_Task prompt_
Your task is to print exactly the lines from the line that contains "Output the Python" through the line that contains "df = pd.DataFrame(rows)", with pictures left out.

_Record excerpts_
----

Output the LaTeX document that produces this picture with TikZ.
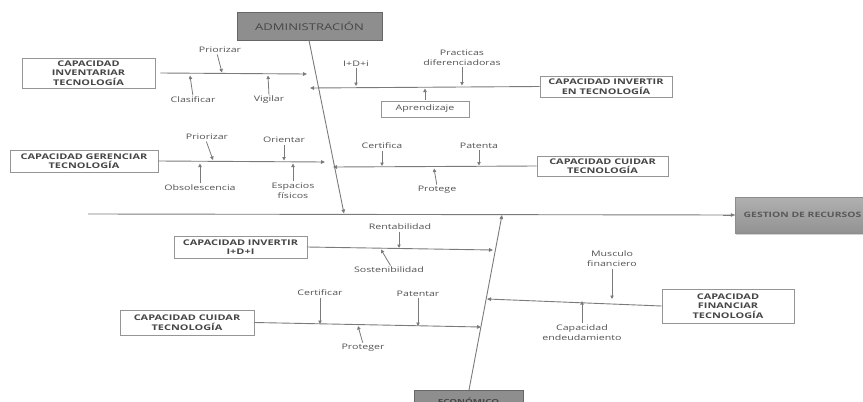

----

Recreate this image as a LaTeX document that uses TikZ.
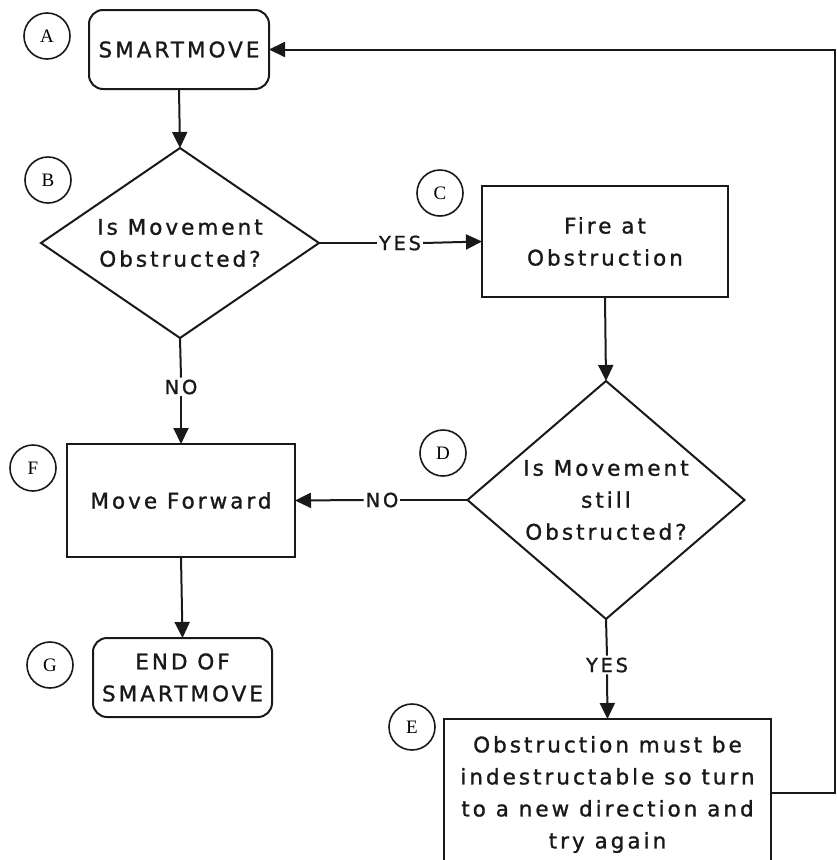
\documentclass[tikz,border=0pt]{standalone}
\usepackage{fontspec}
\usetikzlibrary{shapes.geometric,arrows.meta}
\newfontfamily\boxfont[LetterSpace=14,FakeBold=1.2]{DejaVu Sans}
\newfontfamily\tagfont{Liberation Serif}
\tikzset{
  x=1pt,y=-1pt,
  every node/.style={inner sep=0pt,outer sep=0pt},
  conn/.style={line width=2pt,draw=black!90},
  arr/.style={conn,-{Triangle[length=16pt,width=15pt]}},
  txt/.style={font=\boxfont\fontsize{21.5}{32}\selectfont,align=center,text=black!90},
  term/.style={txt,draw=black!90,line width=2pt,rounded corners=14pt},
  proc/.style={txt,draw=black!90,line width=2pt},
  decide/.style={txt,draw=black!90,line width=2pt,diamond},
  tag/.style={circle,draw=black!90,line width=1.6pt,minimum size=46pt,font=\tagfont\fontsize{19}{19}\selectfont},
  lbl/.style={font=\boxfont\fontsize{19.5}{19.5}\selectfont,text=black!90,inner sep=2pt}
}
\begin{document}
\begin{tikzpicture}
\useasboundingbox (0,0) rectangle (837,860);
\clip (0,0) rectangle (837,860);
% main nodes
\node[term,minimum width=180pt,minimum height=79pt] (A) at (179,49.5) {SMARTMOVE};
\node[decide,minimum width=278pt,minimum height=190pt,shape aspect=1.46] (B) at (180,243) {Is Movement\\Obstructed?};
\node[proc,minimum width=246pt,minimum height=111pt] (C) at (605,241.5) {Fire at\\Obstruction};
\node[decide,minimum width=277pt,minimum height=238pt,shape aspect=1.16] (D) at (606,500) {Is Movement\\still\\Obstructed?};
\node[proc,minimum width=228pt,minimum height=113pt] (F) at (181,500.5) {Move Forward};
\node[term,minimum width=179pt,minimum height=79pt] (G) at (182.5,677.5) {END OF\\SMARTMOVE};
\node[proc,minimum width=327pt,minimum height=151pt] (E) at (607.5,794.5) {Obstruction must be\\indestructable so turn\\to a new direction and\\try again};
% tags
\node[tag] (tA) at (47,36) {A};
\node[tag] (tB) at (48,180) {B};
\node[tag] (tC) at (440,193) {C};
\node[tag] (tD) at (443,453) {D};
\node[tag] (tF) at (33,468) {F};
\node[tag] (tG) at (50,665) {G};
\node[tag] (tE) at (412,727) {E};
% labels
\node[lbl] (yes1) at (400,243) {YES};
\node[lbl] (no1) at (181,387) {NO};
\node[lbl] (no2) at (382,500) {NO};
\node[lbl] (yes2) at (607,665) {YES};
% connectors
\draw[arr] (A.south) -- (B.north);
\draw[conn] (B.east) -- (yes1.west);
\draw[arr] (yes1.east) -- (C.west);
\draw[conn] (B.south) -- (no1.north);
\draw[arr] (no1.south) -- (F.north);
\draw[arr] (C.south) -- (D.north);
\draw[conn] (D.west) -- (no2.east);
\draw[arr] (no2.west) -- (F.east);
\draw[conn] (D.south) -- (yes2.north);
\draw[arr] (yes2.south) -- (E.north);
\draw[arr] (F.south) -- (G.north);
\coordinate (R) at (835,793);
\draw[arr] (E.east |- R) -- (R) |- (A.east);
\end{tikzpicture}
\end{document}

----

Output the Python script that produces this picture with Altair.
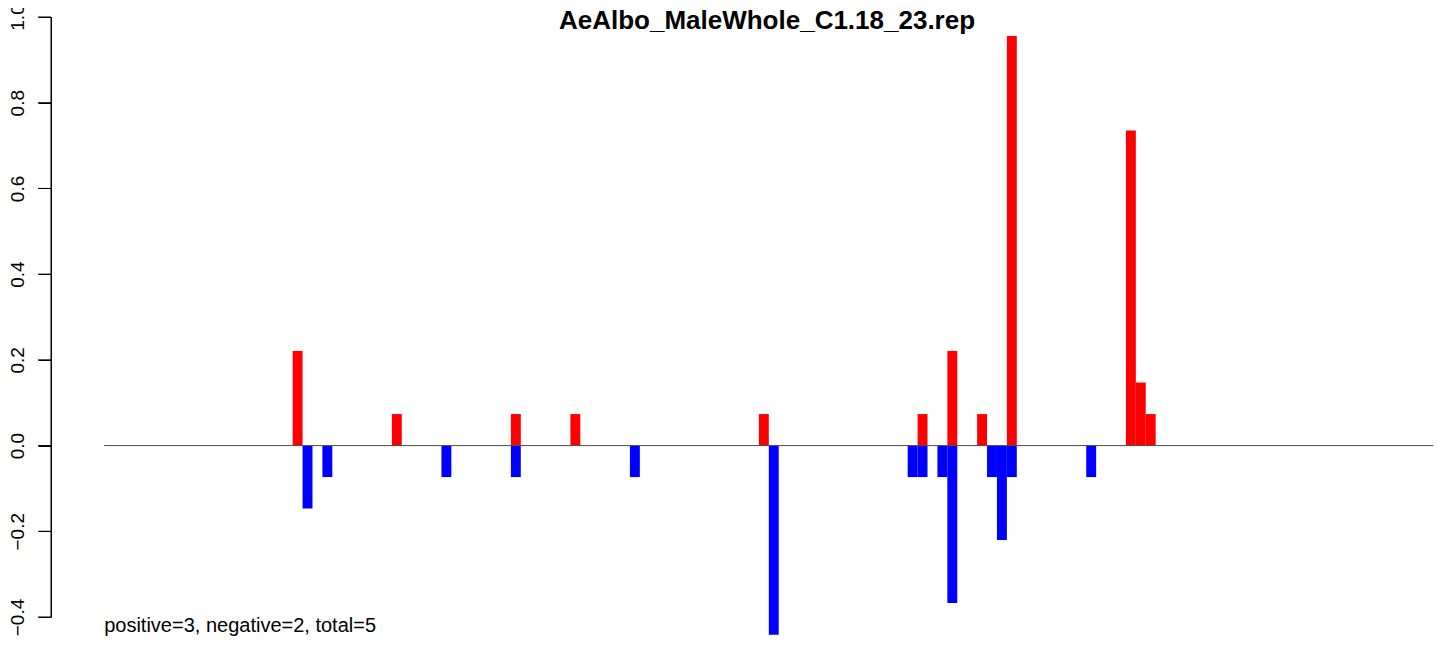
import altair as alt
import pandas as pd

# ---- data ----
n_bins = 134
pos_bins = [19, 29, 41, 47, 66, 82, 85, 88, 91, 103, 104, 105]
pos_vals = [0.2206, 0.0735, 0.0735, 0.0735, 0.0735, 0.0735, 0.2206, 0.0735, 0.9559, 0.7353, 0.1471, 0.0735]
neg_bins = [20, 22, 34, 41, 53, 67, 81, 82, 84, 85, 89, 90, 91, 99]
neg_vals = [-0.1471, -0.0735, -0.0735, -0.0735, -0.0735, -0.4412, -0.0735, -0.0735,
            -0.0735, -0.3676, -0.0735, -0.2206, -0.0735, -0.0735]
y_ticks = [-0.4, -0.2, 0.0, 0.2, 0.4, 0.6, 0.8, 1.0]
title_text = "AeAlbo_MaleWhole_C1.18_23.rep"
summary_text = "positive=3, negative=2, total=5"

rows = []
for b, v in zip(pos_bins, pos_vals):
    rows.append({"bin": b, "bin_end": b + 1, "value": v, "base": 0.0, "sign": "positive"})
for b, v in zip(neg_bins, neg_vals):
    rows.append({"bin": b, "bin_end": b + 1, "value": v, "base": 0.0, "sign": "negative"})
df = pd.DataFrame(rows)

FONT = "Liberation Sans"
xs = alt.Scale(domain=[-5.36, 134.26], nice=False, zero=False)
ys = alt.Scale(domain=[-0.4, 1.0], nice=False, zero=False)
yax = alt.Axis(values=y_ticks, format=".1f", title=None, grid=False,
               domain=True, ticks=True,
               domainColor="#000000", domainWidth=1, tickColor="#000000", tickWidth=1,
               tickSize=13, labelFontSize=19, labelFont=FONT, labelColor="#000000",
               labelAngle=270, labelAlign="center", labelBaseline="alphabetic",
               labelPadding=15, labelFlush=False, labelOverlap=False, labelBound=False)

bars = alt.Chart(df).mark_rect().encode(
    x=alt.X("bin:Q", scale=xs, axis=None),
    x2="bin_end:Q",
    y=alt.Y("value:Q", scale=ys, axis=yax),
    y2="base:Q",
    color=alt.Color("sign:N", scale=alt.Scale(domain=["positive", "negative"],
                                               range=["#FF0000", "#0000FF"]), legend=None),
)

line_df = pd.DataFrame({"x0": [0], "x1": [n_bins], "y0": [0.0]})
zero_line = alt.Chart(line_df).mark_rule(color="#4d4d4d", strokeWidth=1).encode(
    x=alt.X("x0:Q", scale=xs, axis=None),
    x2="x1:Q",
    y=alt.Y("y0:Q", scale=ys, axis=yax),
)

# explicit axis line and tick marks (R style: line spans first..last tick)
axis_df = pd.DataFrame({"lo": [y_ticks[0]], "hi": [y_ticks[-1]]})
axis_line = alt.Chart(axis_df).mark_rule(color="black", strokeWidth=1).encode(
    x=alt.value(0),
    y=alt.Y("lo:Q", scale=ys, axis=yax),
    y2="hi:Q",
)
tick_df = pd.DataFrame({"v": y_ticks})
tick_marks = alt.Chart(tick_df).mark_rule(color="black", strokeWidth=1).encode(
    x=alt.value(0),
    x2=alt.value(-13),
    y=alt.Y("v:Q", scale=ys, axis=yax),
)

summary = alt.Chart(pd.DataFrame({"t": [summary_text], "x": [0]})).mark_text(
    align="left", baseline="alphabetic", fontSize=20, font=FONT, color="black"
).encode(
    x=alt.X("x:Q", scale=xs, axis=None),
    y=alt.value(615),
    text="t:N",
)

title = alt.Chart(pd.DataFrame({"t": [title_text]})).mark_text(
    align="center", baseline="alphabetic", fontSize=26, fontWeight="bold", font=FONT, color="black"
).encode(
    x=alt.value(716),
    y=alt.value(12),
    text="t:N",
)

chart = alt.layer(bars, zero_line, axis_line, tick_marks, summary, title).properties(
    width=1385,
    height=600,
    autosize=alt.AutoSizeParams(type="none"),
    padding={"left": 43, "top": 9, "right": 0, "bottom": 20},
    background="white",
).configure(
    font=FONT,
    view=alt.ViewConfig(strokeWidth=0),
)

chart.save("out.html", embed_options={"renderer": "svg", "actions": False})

----

_Exercise answer_
Output the Python script that produces this picture with Altair.
import altair as alt
import pandas as pd

# ---- data ----
n_bins = 134
pos_bins = [19, 29, 41, 47, 66, 82, 85, 88, 91, 103, 104, 105]
pos_vals = [0.2206, 0.0735, 0.0735, 0.0735, 0.0735, 0.0735, 0.2206, 0.0735, 0.9559, 0.7353, 0.1471, 0.0735]
neg_bins = [20, 22, 34, 41, 53, 67, 81, 82, 84, 85, 89, 90, 91, 99]
neg_vals = [-0.1471, -0.0735, -0.0735, -0.0735, -0.0735, -0.4412, -0.0735, -0.0735,
            -0.0735, -0.3676, -0.0735, -0.2206, -0.0735, -0.0735]
y_ticks = [-0.4, -0.2, 0.0, 0.2, 0.4, 0.6, 0.8, 1.0]
title_text = "AeAlbo_MaleWhole_C1.18_23.rep"
summary_text = "positive=3, negative=2, total=5"

rows = []
for b, v in zip(pos_bins, pos_vals):
    rows.append({"bin": b, "bin_end": b + 1, "value": v, "base": 0.0, "sign": "positive"})
for b, v in zip(neg_bins, neg_vals):
    rows.append({"bin": b, "bin_end": b + 1, "value": v, "base": 0.0, "sign": "negative"})
df = pd.DataFrame(rows)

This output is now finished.